In the first instance, the applicant has not shown and proved that she is wife to the 2nd respondent. Exhibition of the childrens birth certificates is not enough. Even if she was indeed the wife, the requirement of spousal consent was not mandatory as at the date the charge was executed.
The Land Act 2012 vide Section 79(3) that requires spousal consent cannot operate retrospectively as held in High Court ELC Case No. 369 of 2013 BBK -vs- Agand Judith Muok Atieno, on the 24th March 2015.
7. It has been held over and over by the courts that once a property is given out as a security to secure a loan or financial accommodation, whether it be matrimonial property or not, it is deemed to be held as a commercial property capable of being sold.
See also ZWN -VS- PNN (2012)E KLR and HCCC No.595 of 2012 Margaret Adhiambo Odhiambo -vs- EcoBank.

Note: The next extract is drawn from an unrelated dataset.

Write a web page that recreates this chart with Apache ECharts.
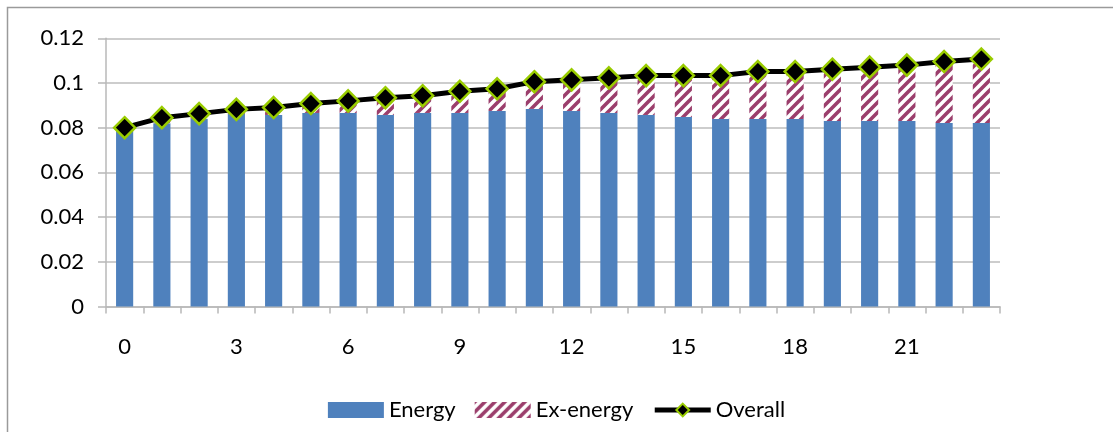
<!DOCTYPE html>
<html>
<head>
<meta charset="utf-8">
<script src="https://cdn.jsdelivr.net/npm/echarts@6/dist/echarts.min.js"></script>
<style>
html,body{margin:0;padding:0;background:#fff;}
#chart{width:1113px;height:432px;}
</style>
</head>
<body>
<div id="chart"></div>
<script>
var categories = ['0','1','2','3','4','5','6','7','8','9','10','11','12','13','14','15','16','17','18','19','20','21','22','23'];
var energy = [0.0800,0.0820,0.0840,0.0861,0.0857,0.0866,0.0866,0.0857,0.0866,0.0866,0.0875,0.0884,0.0875,0.0866,0.0857,0.0848,0.0839,0.0839,0.0839,0.0830,0.0830,0.0830,0.0821,0.0821];
var exEnergy = [0.0000,0.0025,0.0023,0.0021,0.0033,0.0042,0.0054,0.0077,0.0077,0.0097,0.0099,0.0122,0.0139,0.0157,0.0176,0.0185,0.0194,0.0212,0.0212,0.0232,0.0241,0.0250,0.0275,0.0286];
var overall = [0.0800,0.0845,0.0863,0.0882,0.0890,0.0908,0.0920,0.0934,0.0943,0.0963,0.0974,0.1006,0.1014,0.1023,0.1033,0.1033,0.1033,0.1051,0.1051,0.1062,0.1071,0.1080,0.1096,0.1107];
var yTicks = [0,0.02,0.04,0.06,0.08,0.1,0.12];

function makeStripes(){
  var s = 10;
  var c = document.createElement('canvas');
  c.width = s; c.height = s;
  var g = c.getContext('2d');
  g.fillStyle = '#ffffff';
  g.fillRect(0,0,s,s);
  g.strokeStyle = '#9B3E6C';
  g.lineWidth = 3.6;
  g.beginPath();
  g.moveTo(-2, s+2); g.lineTo(s+2, -2);
  g.moveTo(-2, 2); g.lineTo(2, -2);
  g.moveTo(s-2, s+2); g.lineTo(s+2, s-2);
  g.stroke();
  return c;
}
var stripes = {image: makeStripes(), repeat: 'repeat'};

var font = 'Lato, "Open Sans", sans-serif';
var chart = echarts.init(document.getElementById('chart'), null, {renderer:'canvas'});
chart.setOption({
  animation: false,
  backgroundColor: '#ffffff',
  graphic: [{
    type: 'rect', silent: true, z: -1,
    shape: {x: 7.5, y: 7.5, width: 1300, height: 600},
    style: {fill: 'none', stroke: '#9a9a9a', lineWidth: 1.5}
  }],
  grid: {left: 106, right: 113, top: 38.3, bottom: 125.5},
  legend: {
    bottom: 6, left: 'center',
    itemWidth: 56, itemHeight: 16, itemGap: 19,
    textStyle: {fontFamily: font, fontSize: 22, color: '#000'},
    data: [
      {name: 'Energy', icon: 'rect'},
      {name: 'Ex-energy', icon: 'rect'},
      {name: 'Overall', lineStyle: {width: 5, color: '#000'}}
    ]
  },
  xAxis: {
    type: 'category', data: categories,
    axisLine: {lineStyle: {color: '#b8b8b8', width: 1.5}},
    axisTick: {show: true, interval: 0, length: 7, lineStyle: {color: '#b8b8b8', width: 1.5}},
    axisLabel: {interval: 2, margin: 29, fontFamily: font, fontSize: 22, color: '#000'},
    splitLine: {show: false}
  },
  yAxis: {
    type: 'value', min: 0, max: 0.12, interval: 0.02,
    axisLine: {show: true, lineStyle: {color: '#b8b8b8', width: 1.5}},
    axisTick: {show: true, inside: false, length: 8, lineStyle: {color: '#b8b8b8', width: 1.5}},
    axisLabel: {margin: 22, fontFamily: font, fontSize: 22, color: '#000',
      formatter: function(v){ var t = yTicks.filter(function(k){return Math.abs(k-v)<1e-9;}); return t.length ? String(t[0]) : ''; }},
    splitLine: {lineStyle: {color: '#bdbdbd', width: 1.5}}
  },
  series: [
    {name: 'Energy', type: 'bar', stack: 'a', data: energy, barWidth: '46%',
      itemStyle: {color: '#4F81BD'}},
    {name: 'Ex-energy', type: 'bar', stack: 'a', data: exEnergy, barWidth: '46%',
      itemStyle: {color: stripes}},
    {name: 'Overall', type: 'line', data: overall, symbol: 'diamond', symbolSize: 21,
      lineStyle: {color: '#000', width: 5},
      itemStyle: {color: '#000', borderColor: '#99CC00', borderWidth: 2.5},
      z: 5}
  ]
});
</script>
</body>
</html>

As found by the courts in the above cases and many others, once a property is offered as security to secure financial accommodation, it is deemed to have been put forth as a commercial property notwithstanding that it is a matrimonial property.
8. That being the only reason and ground upon which the application is based, and in view of the court's finding that the property is deemed to have been put forth as a commercial property capable of being sold in default of repaying the loan, it is the court's finding that the applicant's application lacks merits and does not meet the threshold and principles for the grant of a stay of execution of a valid court order pending hearing of the appeal.
The application dated 28th November 2014 is therefore dismissed with costs to the 1st Respondent.
Dated, signed and delivered in open court this 17th day of September, 2015
COURT: The Ruling is read and signed in absence of parties
Parties to be informed of delivery of the Ruling.